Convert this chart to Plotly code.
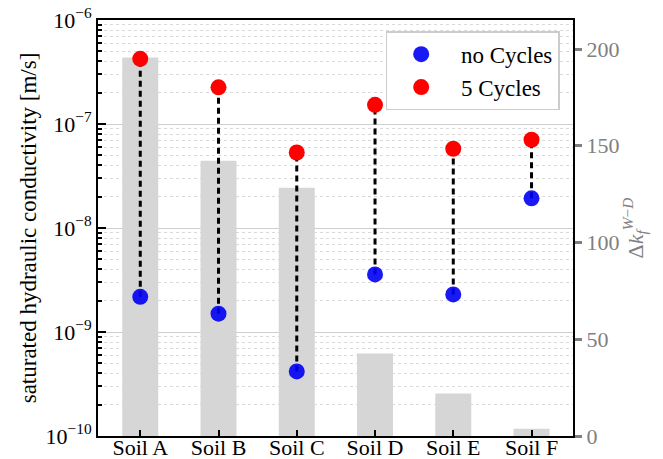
import plotly.graph_objects as go

soils = ["Soil A", "Soil B", "Soil C", "Soil D", "Soil E", "Soil F"]
k_no_cycles = [2.18e-9, 1.50e-9, 4.18e-10, 3.58e-9, 2.30e-9, 1.93e-8]
k_5_cycles = [4.23e-7, 2.25e-7, 5.32e-8, 1.53e-7, 5.78e-8, 7.06e-8]
delta_kf = [195.6, 142.3, 128.3, 42.6, 22.0, 3.7]
log_tick_vals = [1e-10, 1e-9, 1e-8, 1e-7, 1e-6]
log_tick_text = ["10<sup>−10</sup>", "10<sup>−9</sup>", "10<sup>−8</sup>",
                 "10<sup>−7</sup>", "10<sup>−6</sup>"]
decades = [-10, -9, -8, -7]
minor_mantissas = [2, 3, 4, 5, 6, 7, 8, 9]
right_ticks = [0, 50, 100, 150, 200]

minor_vals = [m * 10.0 ** d for d in decades for m in minor_mantissas]

FONT = "Liberation Serif, Times New Roman, serif"
GRAY = "#808080"
NB = "\u00a0"

fig = go.Figure()

fig.add_trace(go.Bar(
    x=soils, y=delta_kf, yaxis="y", marker=dict(color="#d6d6d6", line=dict(width=0)),
    width=0.46, showlegend=False, hoverinfo="skip"))

for s, lo, hi in zip(soils, k_no_cycles, k_5_cycles):
    fig.add_trace(go.Scatter(
        x=[s, s], y=[lo, hi], yaxis="y2", mode="lines",
        line=dict(color="black", width=3, dash="6px,4px"),
        showlegend=False, hoverinfo="skip"))

fig.add_trace(go.Scatter(
    x=soils, y=k_no_cycles, yaxis="y2", mode="markers", name=NB + "no Cycles",
    marker=dict(color="#0000f5", size=16, opacity=0.9, line=dict(width=0))))
fig.add_trace(go.Scatter(
    x=soils, y=k_5_cycles, yaxis="y2", mode="markers", name=NB + "5 Cycles",
    marker=dict(color="red", size=16, line=dict(width=0))))

fig.update_layout(
    width=663, height=459,
    margin=dict(l=98, r=90, t=20, b=23),
    paper_bgcolor="white", plot_bgcolor="white",
    font=dict(family=FONT, size=22, color="black"),
    showlegend=True,
    legend=dict(
        x=0.972, y=0.973, xanchor="right", yanchor="top",
        bgcolor="rgba(255,255,255,0.9)", bordercolor="#cccccc", borderwidth=1.5,
        font=dict(family=FONT, size=23, color="black"),
        itemwidth=58, tracegroupgap=0),
    xaxis=dict(
        type="category", range=[-0.54, 5.53], automargin=False,
        showline=True, linecolor="black", linewidth=2, mirror=True,
        ticks="inside", ticklen=6, tickwidth=2, tickcolor="black",
        ticklabelstandoff=-9,
        showgrid=False, tickfont=dict(family=FONT, size=22, color="black")),
    yaxis=dict(
        side="right", range=[0, 215], tickvals=right_ticks, automargin=False,
        showline=True, linecolor="black", linewidth=2,
        ticks="outside", ticklen=7, tickwidth=2.5, tickcolor=GRAY,
        tickfont=dict(family=FONT, size=22, color=GRAY),
        showgrid=False, zeroline=False,
        title=dict(text="Δ<i>k</i><sub><i>f</i></sub><sup><i>W</i>−<i>D</i></sup>",
                   font=dict(family=FONT, size=22, color=GRAY), standoff=8)),
    yaxis2=dict(
        type="log", overlaying="y", side="left", range=[-10, -6], automargin=False,
        tickmode="array", tickvals=log_tick_vals, ticktext=log_tick_text,
        showline=True, linecolor="black", linewidth=2,
        ticks="inside", ticklen=8, tickwidth=2, tickcolor="black",
        tickfont=dict(family=FONT, size=22, color="black"),
        showgrid=True, gridcolor="#cfcfcf", gridwidth=1,
        minor=dict(tickmode="array", tickvals=minor_vals,
                   ticks="inside", ticklen=4, tickwidth=1.5, tickcolor="black",
                   showgrid=True, gridcolor="#d9d9d9", griddash="dot", gridwidth=1),
        zeroline=False,
        title=dict(text="saturated hydraulic conductivity [m/s]",
                   font=dict(family=FONT, size=23, color="black"), standoff=2)),
)

fig.write_html("out.html")
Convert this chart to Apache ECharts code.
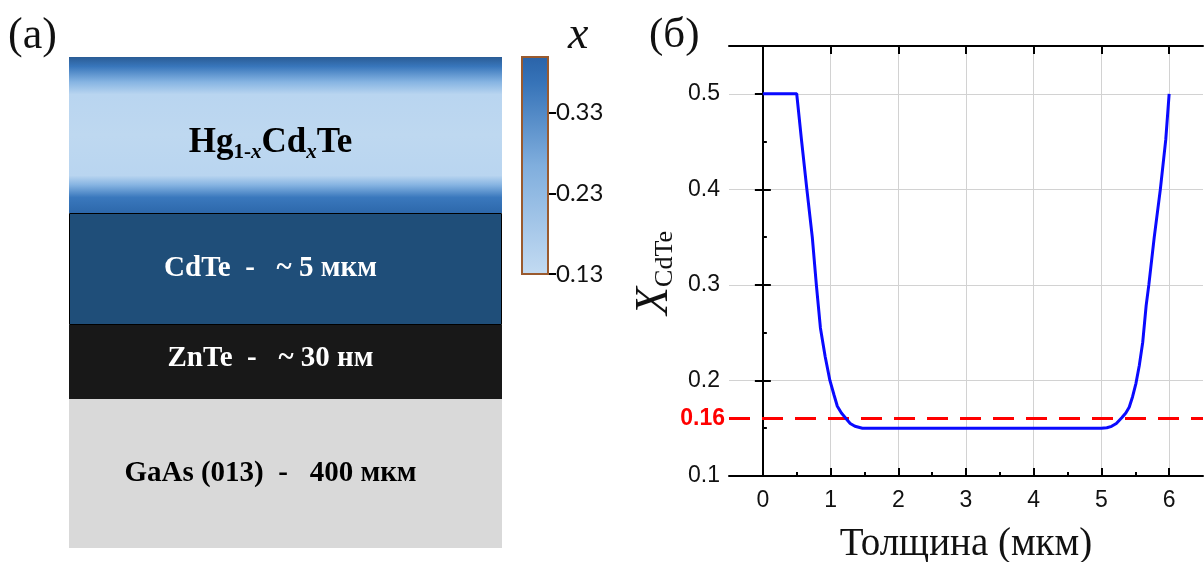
<!DOCTYPE html>
<html><head><meta charset="utf-8">
<script src="https://cdn.jsdelivr.net/npm/echarts@6/dist/echarts.min.js"></script>
<style>html,body{margin:0;padding:0;background:#fff}#c{width:1204px;height:562px}</style>
</head><body><div id="c"></div>
<script>
// ---------- Panel (a): layer stack (schematic units, bottom -> top) ----------
const layerNames = ['GaAs', 'ZnTe', 'CdTe', 'HgCdTe'];
const layerLabels = ['GaAs (013)  -   400 мкм', 'ZnTe  -   ~ 30 нм', 'CdTe  -   ~ 5 мкм',
  '{m|Hg}{s|1-}{si|x}{m|Cd}{si|x}{m|Te}'];
const layerSchematic = [1.49, 0.74, 1.12, 1.56];
// colour bar of x
const colorbarRange = [0.13, 0.40];
const colorbarTicks = [0.13, 0.23, 0.33];
// ---------- Panel (б): composition profile ----------
const thickness = [0, 0.5, 0.57, 0.65, 0.73, 0.79, 0.85, 0.92, 0.99, 1.05, 1.10, 1.16, 1.23, 1.29, 1.36, 1.47,
  5.0, 5.08, 5.15, 5.22, 5.30, 5.36, 5.41, 5.46, 5.51, 5.56, 5.61, 5.66, 5.70, 5.78, 5.87, 5.95, 6.0];
const xCdTe = [0.5, 0.5, 0.452, 0.4, 0.35, 0.3, 0.255, 0.225, 0.2, 0.185, 0.173, 0.166, 0.16, 0.155, 0.152, 0.15,
  0.15, 0.1505, 0.152, 0.155, 0.161, 0.166, 0.172, 0.183, 0.197, 0.216, 0.24, 0.278, 0.3, 0.35, 0.4, 0.452, 0.5];
const threshold = 0.16;
const xTicks = [0, 1, 2, 3, 4, 5, 6];
const xMinorTicks = [0.5, 1.5, 2.5, 3.5, 4.5, 5.5];
const yTicks = [0.1, 0.2, 0.3, 0.4, 0.5];
const yMinorTicks = [0.15, 0.25, 0.35, 0.45];

const G = echarts.graphic.LinearGradient;
const layerStyles = [
  { color: '#d9d9d9', text: '#000' },
  { color: '#181818', text: '#fff' },
  { color: '#1f4e79', text: '#fff', border: '#000' },
  { color: new G(0, 0, 0, 1, [
      { offset: 0, color: '#2a5c95' }, { offset: 0.06, color: '#3876bb' },
      { offset: 0.16, color: '#86b4e2' }, { offset: 0.24, color: '#b9d5f0' },
      { offset: 0.5, color: '#bed8f0' }, { offset: 0.76, color: '#b9d5f0' },
      { offset: 0.82, color: '#86b4e2' }, { offset: 0.9, color: '#3a78bd' },
      { offset: 1, color: '#2d68ab' }]), text: '#000' }
];
const serif = 'Liberation Serif';
const sans = 'Liberation Sans';

const layerSeries = layerNames.map((n, i) => ({
  type: 'bar', name: n, stack: 'layers', xAxisIndex: 0, yAxisIndex: 0,
  barWidth: '100%', data: [layerSchematic[i]],
  itemStyle: { color: layerStyles[i].color, borderColor: layerStyles[i].border || 'transparent',
    borderWidth: layerStyles[i].border ? 1 : 0 },
  label: { show: true, position: 'inside', formatter: layerLabels[i], offset: [-15, i === 3 ? 8 : (i === 1 ? -3 : 0)],
    color: layerStyles[i].text, fontFamily: serif, fontWeight: 'bold', fontSize: 29,
    rich: {
      m: { fontFamily: serif, fontWeight: 'bold', fontSize: 35, lineHeight: 40, color: '#000' },
      s: { fontFamily: serif, fontWeight: 'bold', fontSize: 21, lineHeight: 16, verticalAlign: 'bottom', color: '#000' },
      si: { fontFamily: serif, fontWeight: 'bold', fontStyle: 'italic', fontSize: 21, lineHeight: 16, verticalAlign: 'bottom', color: '#000' }
    } },
  silent: true
}));

const axisBlack = { lineStyle: { color: '#000', width: 2 } };
const plotX = { type: 'value', gridIndex: 1, min: -0.5, max: 6.5 };
const plotY = { type: 'value', gridIndex: 1, min: 0.1, max: 0.55 };

const option = {
  animation: false,
  title: [
    { text: '(a)', left: 8, top: 14, padding: 0, textStyle: { fontFamily: serif, fontSize: 44, fontWeight: 'normal', color: '#111' } },
    { text: '(б)', left: 649, top: 14, padding: 0, textStyle: { fontFamily: serif, fontSize: 43, fontWeight: 'normal', color: '#111' } },
    { text: 'x', left: 568, top: 13, padding: 0, textStyle: { fontFamily: serif, fontStyle: 'italic', fontSize: 46, fontWeight: 'normal', color: '#111' } }
  ],
  grid: [
    { left: 69, top: 57, width: 433, height: 491, outerBoundsMode: 'none', containLabel: false },
    { left: 729, top: 46, right: 1, bottom: 86, outerBoundsMode: 'none', containLabel: false },
    { left: 521, top: 56, width: 28, height: 218, outerBoundsMode: 'none', containLabel: false }
  ],
  xAxis: [
    { type: 'category', gridIndex: 0, data: ['stack'], show: false },
    { type: 'category', gridIndex: 2, data: ['x'], show: false },
    Object.assign({}, plotX, {
      position: 'bottom', axisLine: axisBlack,
      axisTick: { customValues: xTicks, inside: true, length: 8, lineStyle: { color: '#000', width: 2 } },
      axisLabel: { customValues: xTicks, margin: 13, fontFamily: sans, fontSize: 23, color: '#111' },
      splitLine: { show: true, customValues: xTicks, lineStyle: { color: '#d2d2d2', width: 1 } },
      name: 'Толщина (мкм)', nameLocation: 'middle', nameGap: 49,
      nameTextStyle: { fontFamily: serif, fontSize: 39, color: '#111' }
    }),
    Object.assign({}, plotX, {
      position: 'bottom', axisLine: { show: false },
      axisTick: { customValues: xMinorTicks, inside: true, length: 4, lineStyle: { color: '#000', width: 2 } },
      axisLabel: { show: false }, splitLine: { show: false }
    }),
    Object.assign({}, plotX, {
      position: 'top', axisLine: axisBlack,
      axisTick: { customValues: xTicks, inside: true, length: 8, lineStyle: { color: '#000', width: 2 } },
      axisLabel: { show: false }, splitLine: { show: false }
    })
  ],
  yAxis: [
    { type: 'value', gridIndex: 0, min: 0, max: layerSchematic.reduce((a, b) => a + b, 0), show: false },
    { type: 'value', gridIndex: 2, min: colorbarRange[0], max: colorbarRange[1], position: 'right',
      axisLine: { show: false },
      axisTick: { show: true, customValues: colorbarTicks, inside: false, length: 7, lineStyle: { color: '#000', width: 2 } },
      axisLabel: { customValues: colorbarTicks, margin: 7, fontFamily: 'Lato', fontSize: 24, color: '#111',
        formatter: v => v.toFixed(2) },
      splitLine: { show: false } },
    Object.assign({}, plotY, {
      position: 'left', interval: 0.1, axisLine: axisBlack,
      axisTick: { customValues: yTicks, inside: true, length: 8, lineStyle: { color: '#000', width: 2 } },
      axisLabel: { customValues: yTicks, margin: 9, fontFamily: sans, fontSize: 23, color: '#111',
        formatter: v => String(+v.toFixed(2)) },
      splitLine: { show: true, customValues: yTicks, lineStyle: { color: '#d2d2d2', width: 1 } },
      name: '{X|X}{s|CdTe}', nameLocation: 'middle', nameGap: 51,
      nameTextStyle: { padding: [0, 24, 0, 0], rich: {
        X: { fontFamily: serif, fontStyle: 'italic', fontSize: 46, lineHeight: 46, color: '#111' },
        s: { fontFamily: serif, fontSize: 26, lineHeight: 18, verticalAlign: 'bottom', color: '#111' } } }
    }),
    Object.assign({}, plotY, {
      position: 'left', axisLine: { show: false },
      axisTick: { customValues: yMinorTicks, inside: true, length: 4, lineStyle: { color: '#000', width: 2 } },
      axisLabel: { show: false }, splitLine: { show: false }
    }),
    Object.assign({}, plotY, {
      position: 'right', axisLine: axisBlack,
      axisTick: { customValues: yTicks, inside: true, length: 8, lineStyle: { color: '#000', width: 2 } },
      axisLabel: { show: false }, splitLine: { show: false }
    })
  ],
  series: layerSeries.concat([
    { type: 'bar', xAxisIndex: 1, yAxisIndex: 1, barWidth: '100%', data: [colorbarRange[1]], silent: true,
      itemStyle: { borderColor: '#9a5a2e', borderWidth: 2, color: new G(0, 0, 0, 1, [
        { offset: 0, color: '#2a63a8' }, { offset: 0.12, color: '#3673b8' },
        { offset: 0.5, color: '#80aedd' }, { offset: 1, color: '#c3dbf2' }]) } },
    { type: 'line', xAxisIndex: 2, yAxisIndex: 2, showSymbol: false, silent: true,
      data: thickness.map((t, i) => [t, xCdTe[i]]),
      lineStyle: { color: '#0a0aff', width: 3 }, z: 5,
      markLine: { silent: true, symbol: 'none', animation: false,
        data: [{ yAxis: threshold }],
        lineStyle: { color: '#ff0000', type: [21, 12], width: 3 },
        label: { show: true, position: 'start', distance: 4, formatter: '0.16', color: '#ff0000',
          fontFamily: sans, fontWeight: 'bold', fontSize: 23 } } }
  ])
};
const chart = echarts.init(document.getElementById('c'), null, { renderer: 'canvas' });
chart.setOption(option);
</script></body></html>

▶ [Objective] Exactly reproduce the run of lines from the start of the listing through the line with "import plotly.graph_objects as go", inclusive; pictures are not copied.

▶ [Complete response]
Convert this chart to Plotly code.
import plotly.graph_objects as go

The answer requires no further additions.